American artist Cy Twombly made the kind of art that celebrates what it is to be an artist, with wild scribbles, streaks and swipes applied with a raw and primal energy. Twombly made his name during the 1950s as a leading member of the second-wave Abstract Expressionist school, alongside Robert Motherwell, Helen Frankenthaler and Robert Rauschenberg. But he spent much of his later life in Italy, where he interwove classical ideas into his abstract art. He then began painting with an increasingly spontaneous language, and shockingly bright shades of pink and purple like DAHLIA. Flowers were a recurring theme in his later art, but they were far from pretty and sentimental, instead expressing the messy, tactile, and all-consuming qualities of the natural world.
Twombly was born in Virginia in 1928, and went on to train as an artist in Boston and New York. It was Twombly’s close friend, Robert Rauschenberg who persuaded Twombly to attend art classes at Black Mountain College. From there Twombly went on to travel throughout Italy, soaking up the way classical art told mythological stories with energised bodies and wild drapes of fabric. The art that Twombly subsequently made was filled with swooping and looping lines in grey graphite that form a kind of rudimentary hand-writing, coupled with streaks of sharp colour. After building up a reputation as a leader in the 1950s New York school, Twombly would thereafter spend the rest of his life living between Italy and the United States.
In his later years, Twombly adopted a more fluid and painterly way of working, with larger passages of colour and broader marks. In the lively and spirited work on paper titled Naumachia, 1992, Twombly combines free-floating swirls of dark fuchsia with the blackest black, a dramatic contrast of tones that jostle against one another. Above them, we see Twombly’s trademark child-like proto-writing. The painting is named after the famous mock sea battles Romans would stage for entertainment, and Twombly’s high-contrast colour scheme here mimes the theatrical danger that such an event could convey.
In the later painting Untitled, 2001, we see Twombly toying with more intense, all-consuming colour scheme. He contrasts bright purples and pinks here with zesty yellows and oranges, building up thick and thin washes of paint in loosely applied layers and letting it run in rivulets down the painting’s surface. Here and there paint gathers in solid patches, blooming like fresh flowers. The overall result is a glorious tangle of messy marks that tap into the primal, human spirit of being alive.

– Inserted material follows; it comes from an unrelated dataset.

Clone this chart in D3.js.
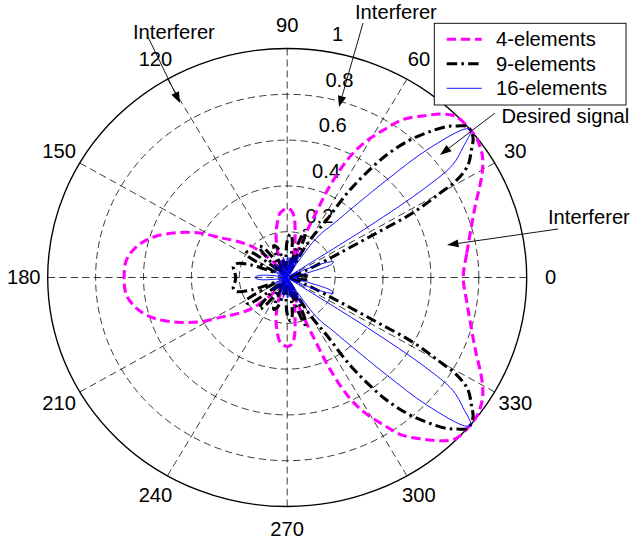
<!DOCTYPE html>
<html lang="en">
<head>
<meta charset="UTF-8">
<title>Array patterns</title>
<script src="https://d3js.org/d3.v7.min.js"></script>
<style>
  body { margin: 0; background: #fff; }
  svg { display: block; }
  text { font-family: "Liberation Sans", Arial, sans-serif; font-size: 19.3px; fill: #000; }
</style>
</head>
<body>
<script>
// Upper half (0..180 deg) of each normalised pattern.
// The plot is mirror symmetric about the 0-180 axis.
const angles4 = [0, 8, 14, 21.5, 29, 33, 37, 40, 45, 48, 51, 55, 58, 61.5, 64, 66, 67, 68, 70, 72,
  74, 76, 80, 84, 87, 90, 93, 96.5, 100, 103, 106, 109, 112, 115, 120, 125, 130, 133, 137, 140,
  144, 147.5, 152, 157, 162, 166, 170, 174, 180];
const gain4 = [0.735, 0.757, 0.787, 0.843, 0.93, 0.972, 0.995, 1.0, 0.995, 0.96, 0.909, 0.842, 0.759, 0.667, 0.57, 0.435, 0.306, 0.209, 0.09, 0.03,
  0.07, 0.124, 0.19, 0.27, 0.295, 0.302, 0.295, 0.28, 0.24, 0.205, 0.165, 0.127, 0.07, 0.02, 0.01, 0.03, 0.08, 0.123, 0.195, 0.23,
  0.275, 0.32, 0.413, 0.5, 0.58, 0.626, 0.658, 0.677, 0.681];

const angles9 = [0, 6, 11, 15, 19, 23, 26, 27.5, 28.3, 30, 31, 33, 36, 38, 40, 41.5, 43, 44.7, 47, 49.5,
  51.5, 53.2, 55.6, 56.8, 59.8, 62, 64, 66, 68, 70, 73, 76, 79, 83, 86, 90, 94, 98, 103, 108,
  112, 116, 120, 124, 128, 131, 135, 138, 141, 145, 149, 153, 156, 160, 164, 168, 174, 180];
const gain9 = [0.09, 0.08, 0.04, 0.005, 0.04, 0.117, 0.245, 0.42, 0.596, 0.737, 0.826, 0.9, 0.951, 0.985, 1.0, 0.998, 0.97, 0.937, 0.87, 0.79,
  0.71, 0.623, 0.463, 0.3, 0.189, 0.08, 0.02, 0.1, 0.2, 0.22, 0.15, 0.03, 0.08, 0.17, 0.19, 0.16, 0.06, 0.01, 0.08, 0.14,
  0.15, 0.08, 0.01, 0.09, 0.17, 0.18, 0.1, 0.02, 0.1, 0.2, 0.2, 0.1, 0.05, 0.16, 0.22, 0.23, 0.22, 0.215];

const angles16 = [0, 5, 10, 14, 17, 19.5, 22, 25, 28, 30.5, 32, 33.2, 34.2, 35.5, 37.8, 40, 41, 43.7, 45.7, 48.4,
  51, 53, 55, 57, 59, 61, 63, 65, 67, 69, 71, 73, 75, 77, 79, 81, 83, 86, 89, 92,
  95, 98, 101, 104, 107, 110, 113, 116, 119, 122, 125, 128, 131, 135, 139, 143, 147, 151, 155, 159,
  163, 166, 168, 170, 172, 175, 178, 180];
const gain16 = [0.05, 0.02, 0.04, 0.1, 0.19, 0.205, 0.17, 0.08, 0.02, 0.05, 0.0, 0.4, 0.7, 0.85, 0.93, 1.0, 0.99, 0.806, 0.595, 0.394,
  0.29, 0.25, 0.2, 0.06, 0.0, 0.1, 0.13, 0.05, 0.0, 0.08, 0.1, 0.03, 0.0, 0.07, 0.09, 0.03, 0.0, 0.08, 0.09, 0.02,
  0.0, 0.07, 0.09, 0.03, 0.0, 0.06, 0.08, 0.02, 0.0, 0.05, 0.07, 0.02, 0.0, 0.06, 0.08, 0.02, 0.0, 0.05, 0.06, 0.01,
  0.0, 0.04, 0.02, 0.0, 0.06, 0.11, 0.13, 0.134];

const seriesNames = ["4-elements", "9-elements", "16-elements"];
const angleTicks = [0, 30, 60, 90, 120, 150, 180, 210, 240, 270, 300, 330];
const radiusTicks = [0.2, 0.4, 0.6, 0.8, 1];
const noteTexts = ["Interferer", "Interferer", "Desired signal", "Interferer"];

// ---- layout (pixel coords of the photo) ----
const W = 633, H = 544;
const kx = 239.5 / 229;           // the original figure is stretched horizontally
const X = px => px / kx;
const cx = X(287.2), cy = 277.5, R = 229;

const svg = d3.select("body").append("svg")
  .attr("width", W).attr("height", H)
  .attr("viewBox", `0 0 ${W / kx} ${H}`)
  .attr("preserveAspectRatio", "none");

const r = d3.scaleLinear().domain([0, 1]).range([0, R]);
const rad = d => d * Math.PI / 180;

const g = svg.append("g").attr("transform", `translate(${cx},${cy})`);

// grid rings
g.selectAll("circle.ring")
  .data(radiusTicks.filter(t => t < 1))
  .join("circle")
  .attr("r", d => r(d))
  .attr("fill", "none")
  .attr("stroke", "#000")
  .attr("stroke-width", 0.75)
  .attr("stroke-dasharray", "7,4");

// spokes
g.selectAll("line.spoke")
  .data(angleTicks.slice(0, 6))
  .join("line")
  .attr("x1", d => -r(1) * Math.cos(rad(d)))
  .attr("y1", d => r(1) * Math.sin(rad(d)))
  .attr("x2", d => r(1) * Math.cos(rad(d)))
  .attr("y2", d => -r(1) * Math.sin(rad(d)))
  .attr("stroke", "#000")
  .attr("stroke-width", 0.75)
  .attr("stroke-dasharray", "7,4");

g.append("circle")
  .attr("r", r(1))
  .attr("fill", "none")
  .attr("stroke", "#000")
  .attr("stroke-width", 1.3);

// angle labels
g.selectAll("text.ang")
  .data(angleTicks)
  .join("text")
  .attr("x", d => 1.1 * r(1) * Math.cos(rad(d)))
  .attr("y", d => -1.1 * r(1) * Math.sin(rad(d)))
  .attr("dy", "0.35em")
  .attr("text-anchor", "middle")
  .text(d => d);

// radius labels along 82 deg
g.selectAll("text.rt")
  .data(radiusTicks)
  .join("text")
  .attr("x", d => r(d + 0.01) * Math.cos(rad(82)))
  .attr("y", d => -r(d + 0.01) * Math.sin(rad(82)) - 7)
  .text(d => "\u00a0\u00a0" + d);

// patterns
function fullPattern(angles, gains) {
  const pts = angles.map((a, i) => [a, gains[i]]);
  for (let i = angles.length - 2; i > 0; i--) pts.push([360 - angles[i], gains[i]]);
  return pts;
}

const radial = d3.lineRadial()
  .angle(d => rad(90 - d[0]))
  .radius(d => r(d[1]))
  .curve(d3.curveCatmullRomClosed.alpha(0.5));

const series = [
  { name: seriesNames[0], pts: fullPattern(angles4, gain4), color: "#ff00ff", width: 3, dash: "9,4.5" },
  { name: seriesNames[1], pts: fullPattern(angles9, gain9), color: "#000", width: 3, dash: "10,4,2.5,4" },
  { name: seriesNames[2], pts: fullPattern(angles16, gain16), color: "#0000ff", width: 0.9, dash: null }
];

g.selectAll("path.pat")
  .data(series)
  .join("path")
  .attr("d", d => radial(d.pts))
  .attr("fill", "none")
  .attr("stroke", d => d.color)
  .attr("stroke-width", d => d.width)
  .attr("stroke-dasharray", d => d.dash)
  .attr("stroke-linejoin", "round");

// legend
const leg = svg.append("g");
leg.append("rect")
  .attr("x", X(434.3)).attr("y", 23.3)
  .attr("width", X(626) - X(434.3)).attr("height", 105 - 23.3)
  .attr("fill", "#fff").attr("stroke", "#000").attr("stroke-width", 0.9);
series.forEach((s, i) => {
  const y = 39.3 + i * 24.5;
  leg.append("line")
    .attr("x1", X(446.7)).attr("x2", X(481.7))
    .attr("y1", y).attr("y2", y)
    .attr("stroke", s.color)
    .attr("stroke-width", s.width)
    .attr("stroke-dasharray", s.dash);
  leg.append("text")
    .attr("x", X(496)).attr("y", y)
    .attr("dy", "0.35em")
    .text(s.name);
});

// annotations: text position, arrow tail, arrow tip
const notes = [
  { tx: 133, ty: 39.5, from: [148, 37], to: [180, 103] },
  { tx: 355, ty: 19.5, from: [363, 23], to: [339, 107] },
  { tx: 501.5, ty: 123.5, from: [495, 113], to: [440, 155] },
  { tx: 548, ty: 224.5, from: [558, 229], to: [447, 245] }
];
const ann = svg.append("g");
notes.forEach((n, i) => {
  ann.append("text").attr("x", X(n.tx)).attr("y", n.ty).text(noteTexts[i]);
  const x1 = X(n.from[0]), y1 = n.from[1], x2 = X(n.to[0]), y2 = n.to[1];
  const a = Math.atan2(y2 - y1, x2 - x1);
  const hl = 11, hw = 4;
  const bx = x2 - hl * Math.cos(a), by = y2 - hl * Math.sin(a);
  ann.append("line")
    .attr("x1", x1).attr("y1", y1).attr("x2", bx).attr("y2", by)
    .attr("stroke", "#000").attr("stroke-width", 0.9);
  ann.append("path")
    .attr("d", `M${x2},${y2}L${bx + hw * Math.sin(a)},${by - hw * Math.cos(a)}L${bx - hw * Math.sin(a)},${by + hw * Math.cos(a)}Z`)
    .attr("fill", "#000");
});
</script>
</body>
</html>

In 2008 Twombly made a series of paintings, drawings and prints based on floral subjects. But he deliberately avoided making his flowers too decorative by working on huge canvases with shocking, acid-bright shades of pink, purple and yellow, and applying great gestural passages of wet, watery paint that drip in appealingly tactile ribbons down the surface of the canvas. Twombly’s rose paintings are among his finest artworks ever made, a celebration of nature in all its dirty, sensuous and tactile wonder. In many of these paintings, we also see how Twombly has masterfully interwoven hot shades of purple into his art. In Untitled (The Rose), 2008, he toys with how shades of purple and blue can dominate the canvas with luminescent light. By contrast, in The Rose, (I), 2008, Twombly builds jagged streaks of purple on top of golden yellow, suggesting the dark fleshy interior of the flower. Meanwhile, in The Rose (IV), 2008, Twombly layers bold accents of bright purple on top of dark aubergine, along with rippled, wavy ribbons of crimson red. Together, these two unlikely bright hues weave in and out of one another as if catching the light, and carrying it to the centre of the flower.